- [PROBLEM REQUIREMENTS]
All of the entries must be reproduced exactly, with no images carried over.

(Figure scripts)
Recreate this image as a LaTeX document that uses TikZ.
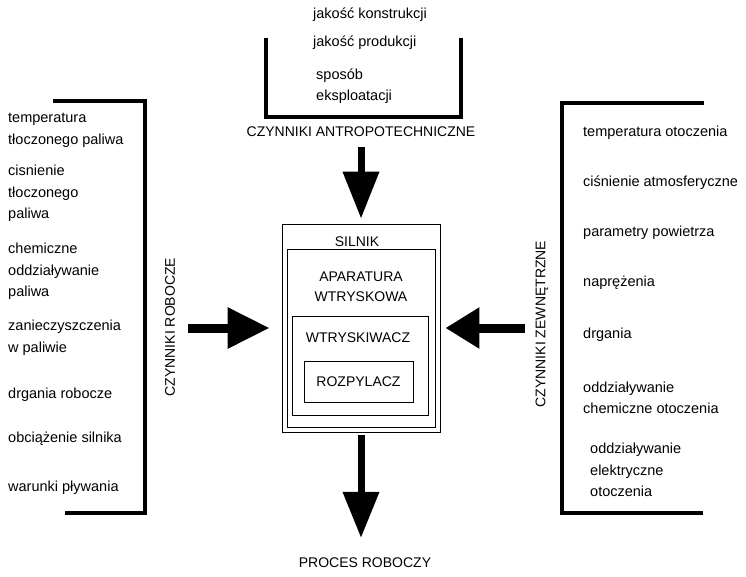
\documentclass[tikz,border=0pt]{standalone}
\usepackage{fontspec}
\setmainfont{Liberation Sans}
\usepackage{tikz}
\usetikzlibrary{arrows.meta,positioning,calc}

\begin{document}
\begin{tikzpicture}[
    x=1pt,y=-1pt,
    item/.style={inner sep=0pt,anchor=west,align=left,font=\fontsize{14.5}{21.5}\selectfont},
    capt/.style={inner sep=0pt,align=center,font=\fontsize{14}{20}\selectfont},
    box/.style={draw,line width=0.8pt,inner sep=0pt},
    bracket/.style={line width=3.5pt},
    bigarrow/.style={line width=#1}
]
\useasboundingbox (0,0) rectangle (746,576);

\node[box,minimum width=158pt,minimum height=208pt] (silnik) at (361,328) {};
\node[box,minimum width=148pt,minimum height=178pt] (aparatura) at (361,338) {};
\node[box,minimum width=136pt,minimum height=99pt] (wtrysk) at (360,365.5) {};
\node[box,minimum width=109pt,minimum height=41pt,font=\fontsize{14}{20}\selectfont] (rozpyl) at (358.5,381.5) {ROZPYLACZ};
\node[capt] (silniklbl) at (357,242) {SILNIK};
\node[capt] (aparlbl) at (361,287) {APARATURA\\WTRYSKOWA};
\node[capt] (wtrysklbl) at (358,338) {WTRYSKIWACZ};

\node[item] (konstr) at (313,15) {jakość konstrukcji};
\node[item] (produk) at (313,43) {jakość produkcji};
\node[item] (sposob) at (316,86) {sposób\\eksploatacji};
\draw[bracket] (266,38) -- (266,117) -- (461,117) -- (461,38);
\node[capt] (antro) at (361,132) {CZYNNIKI ANTROPOTECHNICZNE};

\node[item] (tempp) at (8,130.5) {temperatura\\tłoczonego paliwa};
\node[item] (cisn) at (8,193.5) {cisnienie\\tłoczonego\\paliwa};
\node[item] (chem) at (8,271.5) {chemiczne\\oddziaływanie\\paliwa};
\node[item] (zanie) at (8,337.5) {zanieczyszczenia\\w paliwie};
\node[item] (drgr) at (8,395) {drgania robocze};
\node[item] (obci) at (8,439) {obciążenie silnika};
\node[item] (warun) at (8,488) {warunki pływania};
\draw[bracket] (53,101) -- (145,101) -- (145,513) -- (65,513);
\node[capt,rotate=90] (robocze) at (170,327) {CZYNNIKI ROBOCZE};

\node[item] (tempo) at (583,133) {temperatura otoczenia};
\node[item] (cisa) at (583,183) {ciśnienie atmosferyczne};
\node[item] (param) at (583,233) {parametry powietrza};
\node[item] (napr) at (583,283) {naprężenia};
\node[item] (drg) at (583,335) {drgania};
\node[item] (oddch) at (583,398) {oddziaływanie\\chemiczne otoczenia};
\node[item] (oddel) at (590,470) {oddziaływanie\\elektryczne\\otoczenia};
\draw[bracket] (704,103) -- (562,103) -- (562,513) -- (703,513);
\node[capt,rotate=90] (zewn) at (542,324) {CZYNNIKI ZEWNĘTRZNE};

\node[capt] (proces) at (365,563) {PROCES ROBOCZY};

\coordinate (lin) at (188,328);
\coordinate (rin) at (525,328);
\draw[line width=7pt,-{Triangle[width=35pt,length=47pt]},shorten <=10pt,shorten >=5pt] (antro.south) -- (silnik.north);
\draw[line width=9pt,-{Triangle[width=39pt,length=42pt]},shorten >=12pt] (lin) -- (silnik.west);
\draw[line width=9pt,-{Triangle[width=39pt,length=34pt]},shorten >=5pt] (rin) -- (silnik.east);
\draw[line width=7pt,-{Triangle[width=35pt,length=46pt]},shorten <=3pt,shorten >=20pt] (silnik.south) -- (silnik.south |- proces.north);
\end{tikzpicture}
\end{document}
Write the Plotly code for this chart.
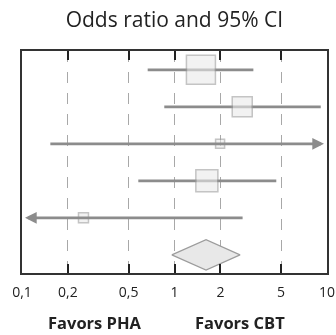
import math
import plotly.graph_objects as go

# Study-level odds ratios (CBT vs PHA) with 95% confidence limits
rows = [1, 2, 3, 4, 5]
odds_ratio = [1.49, 2.78, 1.99, 1.63, 0.253]
ci_low = [0.667, 0.857, 0.150, 0.579, 0.04]
ci_high = [3.29, 9.1, 25.0, 4.65, 2.86]
box_size = [29, 20, 9, 22, 10]

# Pooled estimate
pooled_row = 6
pooled_or = 1.61
pooled_low = 0.96
pooled_high = 2.69

tick_vals = [0.1, 0.2, 0.5, 1, 2, 5, 10]
tick_text = ["0,1", "0,2", "0,5", "1", "2", "5", "10"]

x_min, x_max = 0.1, 10
LINE = "#8c8c8c"
FILL = "#e8e8e8"
EDGE = "#9c9c9c"
FONT = "Open Sans"

fig = go.Figure()
annotations = []

for r, o, lo, hi in zip(rows, odds_ratio, ci_low, ci_high):
    lo_c = max(lo, x_min)
    hi_c = min(hi, x_max)
    if lo < x_min or hi > x_max:
        # Off-scale interval: draw as an arrow pointing past the axis limit
        if hi > x_max:
            tail, head = lo_c, hi_c
        else:
            tail, head = hi_c, lo_c
        annotations.append(dict(
            x=math.log10(head), y=r, ax=math.log10(tail), ay=r,
            xref="x", yref="y", axref="x", ayref="y",
            text="", showarrow=True, arrowhead=2, arrowsize=0.9,
            arrowwidth=2.6, arrowcolor=LINE, standoff=3, startstandoff=0,
        ))
    else:
        fig.add_trace(go.Scatter(
            x=[lo_c, hi_c], y=[r, r], mode="lines",
            line=dict(color=LINE, width=2.6), hoverinfo="skip",
        ))

# Weighted squares at the point estimates
fig.add_trace(go.Scatter(
    x=odds_ratio, y=rows, mode="markers",
    marker=dict(symbol="square", size=box_size, color=FILL,
                line=dict(color=EDGE, width=1.5)),
    opacity=0.85,
))

# Pooled diamond
h = 0.41
fig.add_trace(go.Scatter(
    x=[pooled_low, pooled_or, pooled_high, pooled_or, pooled_low],
    y=[pooled_row, pooled_row - h, pooled_row, pooled_row + h, pooled_row],
    mode="lines", fill="toself", fillcolor=FILL,
    line=dict(color=EDGE, width=1.2),
))

annotations += [
    dict(text="<b>Favors PHA</b>", x=0.238, y=-0.222, xref="paper", yref="paper",
         xanchor="center", yanchor="middle", showarrow=False,
         font=dict(family=FONT, size=16.5, color="#222")),
    dict(text="<b>Favors CBT</b>", x=0.714, y=-0.222, xref="paper", yref="paper",
         xanchor="center", yanchor="middle", showarrow=False,
         font=dict(family=FONT, size=16.5, color="#222")),
]

fig.update_layout(
    width=336, height=335,
    margin=dict(l=22, r=9, t=51, b=62),
    paper_bgcolor="white", plot_bgcolor="white",
    showlegend=False,
    font=dict(family=FONT, color="#222"),
    title=dict(text="Odds ratio and 95% CI", x=0.519, xanchor="center",
               y=0.94, yanchor="middle",
               font=dict(family=FONT, size=21, color="#222")),
    annotations=annotations,
    xaxis=dict(
        type="log", range=[math.log10(x_min), math.log10(x_max)],
        tickvals=tick_vals, ticktext=tick_text, automargin=False,
        ticks="inside", ticklen=9, tickwidth=1.5, tickcolor="#222",
        showline=True, linecolor="#333", linewidth=1.5, mirror="ticks",
        showgrid=True, gridcolor="#a8a8a8", gridwidth=1.2,
        griddash="11px,10px",
        tickfont=dict(family=FONT, size=14, color="#222"),
        ticklabelstandoff=5, zeroline=False,
    ),
    yaxis=dict(
        range=[6.49, 0.49], showticklabels=False, ticks="",
        showline=True, linecolor="#333", linewidth=1.5, mirror=True,
        showgrid=False, zeroline=False, automargin=False,
    ),
)

fig.write_html("out.html")
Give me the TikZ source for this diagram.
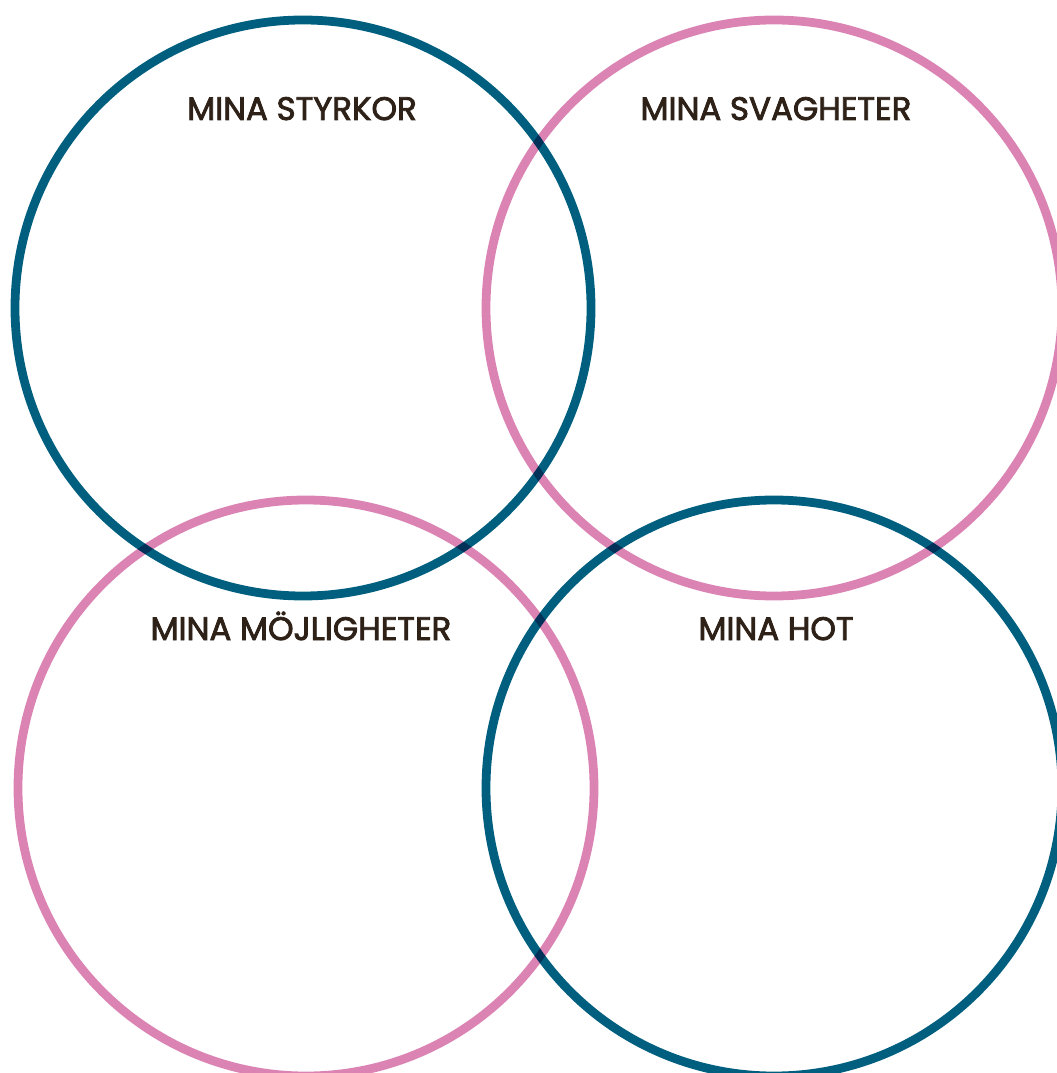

- [FINAL RESULT]
Recreate this image as a LaTeX document that uses TikZ.
\documentclass[tikz,border=0pt]{standalone}
\usepackage{fontspec}
\setmainfont{Liberation Sans}
\usepackage{tikz}
\usetikzlibrary{arrows.meta,positioning,calc}

\begin{document}
\begin{tikzpicture}[
    x=1pt,y=-1pt,
    item/.style={inner sep=0pt,anchor=west,align=left,font=\fontsize{14.5}{21.5}\selectfont},
    capt/.style={inner sep=0pt,align=center,font=\fontsize{14}{20}\selectfont},
    box/.style={draw,line width=0.8pt,inner sep=0pt},
    bracket/.style={line width=3.5pt},
    bigarrow/.style={line width=#1}
]
\useasboundingbox (0,0) rectangle (746,576);

\node[box,minimum width=158pt,minimum height=208pt] (silnik) at (361,328) {};
\node[box,minimum width=148pt,minimum height=178pt] (aparatura) at (361,338) {};
\node[box,minimum width=136pt,minimum height=99pt] (wtrysk) at (360,365.5) {};
\node[box,minimum width=109pt,minimum height=41pt,font=\fontsize{14}{20}\selectfont] (rozpyl) at (358.5,381.5) {ROZPYLACZ};
\node[capt] (silniklbl) at (357,242) {SILNIK};
\node[capt] (aparlbl) at (361,287) {APARATURA\\WTRYSKOWA};
\node[capt] (wtrysklbl) at (358,338) {WTRYSKIWACZ};

\node[item] (konstr) at (313,15) {jakość konstrukcji};
\node[item] (produk) at (313,43) {jakość produkcji};
\node[item] (sposob) at (316,86) {sposób\\eksploatacji};
\draw[bracket] (266,38) -- (266,117) -- (461,117) -- (461,38);
\node[capt] (antro) at (361,132) {CZYNNIKI ANTROPOTECHNICZNE};

\node[item] (tempp) at (8,130.5) {temperatura\\tłoczonego paliwa};
\node[item] (cisn) at (8,193.5) {cisnienie\\tłoczonego\\paliwa};
\node[item] (chem) at (8,271.5) {chemiczne\\oddziaływanie\\paliwa};
\node[item] (zanie) at (8,337.5) {zanieczyszczenia\\w paliwie};
\node[item] (drgr) at (8,395) {drgania robocze};
\node[item] (obci) at (8,439) {obciążenie silnika};
\node[item] (warun) at (8,488) {warunki pływania};
\draw[bracket] (53,101) -- (145,101) -- (145,513) -- (65,513);
\node[capt,rotate=90] (robocze) at (170,327) {CZYNNIKI ROBOCZE};

\node[item] (tempo) at (583,133) {temperatura otoczenia};
\node[item] (cisa) at (583,183) {ciśnienie atmosferyczne};
\node[item] (param) at (583,233) {parametry powietrza};
\node[item] (napr) at (583,283) {naprężenia};
\node[item] (drg) at (583,335) {drgania};
\node[item] (oddch) at (583,398) {oddziaływanie\\chemiczne otoczenia};
\node[item] (oddel) at (590,470) {oddziaływanie\\elektryczne\\otoczenia};
\draw[bracket] (704,103) -- (562,103) -- (562,513) -- (703,513);
\node[capt,rotate=90] (zewn) at (542,324) {CZYNNIKI ZEWNĘTRZNE};

\node[capt] (proces) at (365,563) {PROCES ROBOCZY};

\coordinate (lin) at (188,328);
\coordinate (rin) at (525,328);
\draw[line width=7pt,-{Triangle[width=35pt,length=47pt]},shorten <=10pt,shorten >=5pt] (antro.south) -- (silnik.north);
\draw[line width=9pt,-{Triangle[width=39pt,length=42pt]},shorten >=12pt] (lin) -- (silnik.west);
\draw[line width=9pt,-{Triangle[width=39pt,length=34pt]},shorten >=5pt] (rin) -- (silnik.east);
\draw[line width=7pt,-{Triangle[width=35pt,length=46pt]},shorten <=3pt,shorten >=20pt] (silnik.south) -- (silnik.south |- proces.north);
\end{tikzpicture}
\end{document}
Write the Plotly code for this chart.
import math
import plotly.graph_objects as go

# Study-level odds ratios (CBT vs PHA) with 95% confidence limits
rows = [1, 2, 3, 4, 5]
odds_ratio = [1.49, 2.78, 1.99, 1.63, 0.253]
ci_low = [0.667, 0.857, 0.150, 0.579, 0.04]
ci_high = [3.29, 9.1, 25.0, 4.65, 2.86]
box_size = [29, 20, 9, 22, 10]

# Pooled estimate
pooled_row = 6
pooled_or = 1.61
pooled_low = 0.96
pooled_high = 2.69

tick_vals = [0.1, 0.2, 0.5, 1, 2, 5, 10]
tick_text = ["0,1", "0,2", "0,5", "1", "2", "5", "10"]

x_min, x_max = 0.1, 10
LINE = "#8c8c8c"
FILL = "#e8e8e8"
EDGE = "#9c9c9c"
FONT = "Open Sans"

fig = go.Figure()
annotations = []

for r, o, lo, hi in zip(rows, odds_ratio, ci_low, ci_high):
    lo_c = max(lo, x_min)
    hi_c = min(hi, x_max)
    if lo < x_min or hi > x_max:
        # Off-scale interval: draw as an arrow pointing past the axis limit
        if hi > x_max:
            tail, head = lo_c, hi_c
        else:
            tail, head = hi_c, lo_c
        annotations.append(dict(
            x=math.log10(head), y=r, ax=math.log10(tail), ay=r,
            xref="x", yref="y", axref="x", ayref="y",
            text="", showarrow=True, arrowhead=2, arrowsize=0.9,
            arrowwidth=2.6, arrowcolor=LINE, standoff=3, startstandoff=0,
        ))
    else:
        fig.add_trace(go.Scatter(
            x=[lo_c, hi_c], y=[r, r], mode="lines",
            line=dict(color=LINE, width=2.6), hoverinfo="skip",
        ))

# Weighted squares at the point estimates
fig.add_trace(go.Scatter(
    x=odds_ratio, y=rows, mode="markers",
    marker=dict(symbol="square", size=box_size, color=FILL,
                line=dict(color=EDGE, width=1.5)),
    opacity=0.85,
))

# Pooled diamond
h = 0.41
fig.add_trace(go.Scatter(
    x=[pooled_low, pooled_or, pooled_high, pooled_or, pooled_low],
    y=[pooled_row, pooled_row - h, pooled_row, pooled_row + h, pooled_row],
    mode="lines", fill="toself", fillcolor=FILL,
    line=dict(color=EDGE, width=1.2),
))

annotations += [
    dict(text="<b>Favors PHA</b>", x=0.238, y=-0.222, xref="paper", yref="paper",
         xanchor="center", yanchor="middle", showarrow=False,
         font=dict(family=FONT, size=16.5, color="#222")),
    dict(text="<b>Favors CBT</b>", x=0.714, y=-0.222, xref="paper", yref="paper",
         xanchor="center", yanchor="middle", showarrow=False,
         font=dict(family=FONT, size=16.5, color="#222")),
]

fig.update_layout(
    width=336, height=335,
    margin=dict(l=22, r=9, t=51, b=62),
    paper_bgcolor="white", plot_bgcolor="white",
    showlegend=False,
    font=dict(family=FONT, color="#222"),
    title=dict(text="Odds ratio and 95% CI", x=0.519, xanchor="center",
               y=0.94, yanchor="middle",
               font=dict(family=FONT, size=21, color="#222")),
    annotations=annotations,
    xaxis=dict(
        type="log", range=[math.log10(x_min), math.log10(x_max)],
        tickvals=tick_vals, ticktext=tick_text, automargin=False,
        ticks="inside", ticklen=9, tickwidth=1.5, tickcolor="#222",
        showline=True, linecolor="#333", linewidth=1.5, mirror="ticks",
        showgrid=True, gridcolor="#a8a8a8", gridwidth=1.2,
        griddash="11px,10px",
        tickfont=dict(family=FONT, size=14, color="#222"),
        ticklabelstandoff=5, zeroline=False,
    ),
    yaxis=dict(
        range=[6.49, 0.49], showticklabels=False, ticks="",
        showline=True, linecolor="#333", linewidth=1.5, mirror=True,
        showgrid=False, zeroline=False, automargin=False,
    ),
)

fig.write_html("out.html")
Give me the TikZ source for this diagram.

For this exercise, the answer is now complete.